W piątek (czyli wczoraj) apelowałem, żeby nie zaglądać muzykom o kuchni, bo można się natknąć na coś zbyt surowego – jak najnowsza płyta Yo La Tengo nagrana podczas improwizowanych pandemicznych sesji. Do tego oczywiście premiery, opublikowane już o bardziej znośnej porze. Co do improwizacji – wczoraj miał premierę krótki film, a właściwie wideocast z moim udziałem mówiący o improwizacji (Polskie zjawiska muzyczne – wideosłownik). Nie miałem zbyt wiele do powiedzenia, ale skorzystałem z doświadczeń Wadady Leo Smitha, rzecz towarzyszy koncertowi Pokusy, więc warto się całością zainteresować z przyczyn bardziej już obiektywnych. A jeśli ktoś nie będzie miał mnie dosyć do poniedziałku, to zapraszam na nagrywaną przez Jakuba Knerę rozmowę do jego cyklu Apteczka muzyczna. Podejrzewam, że punktem wyjścia będą jakieś trudne pytania związane z reanimacją polskiego rynku muzycznego, ale może później przejdziemy do czegoś bardziej realnego. Całość będzie nadawana w streamingu na żywo, więc jest szansa, żeby zadać mi jakieś pytanie, po którym się zapowietrzę i sam będę potrzebował apteczki.  

Tradycją tych sobotnich wpisów – poza tym, że nikomu się nie chce ich czytać do końca – jest to, że staram się dorzucić pół zdania o jakiejś nowej płycie, której wcześniej nie opisywałem.
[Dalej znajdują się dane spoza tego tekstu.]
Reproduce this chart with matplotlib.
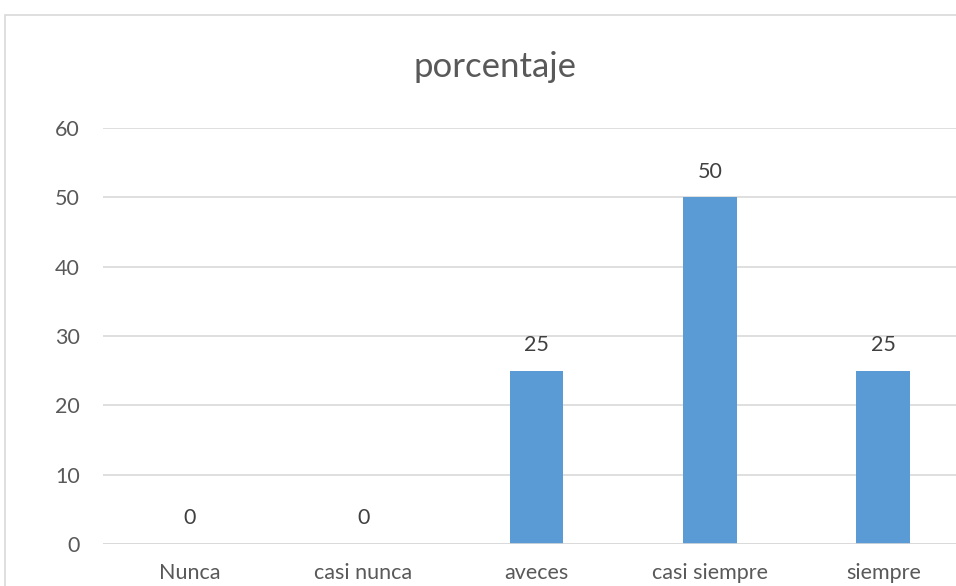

Tym razem niech to będzie Yes japońskiego twórcy muzyki elektronicznej Shinichi Atobe. Po niezłym Heat to chyba wręcz najlepsza jego płyta – lekka i płynąca zwinnie jak najlepsze nagrania z kręgu Detroit techno. Poza nużącym jak dla mnie Ocean 7, zbudowanym na jednym arpeggiu z jakimś losowym czynnikiem, dostajemy cykl równie minimalistycznych, ale już zdecydowanie tanecznych, transowych utworów. Z wesołym, melodyjnym utworem tytułowym, ciekawym Rain 3 o muzakowym, powtarzającym się motywie, ale z czynnikiem losowym (znów, ale ciekawiej) reprezentującym ten deszcz z tytułu, a wreszcie chyba najmocniejszym w całym zestawie utworem Ocean 1, przy którym całość gaśnie gdzieś wśród akordów house’owego fortepianu, w momencie wróżącym, że impreza dopiero się zaczyna. Będzie tylko lepiej?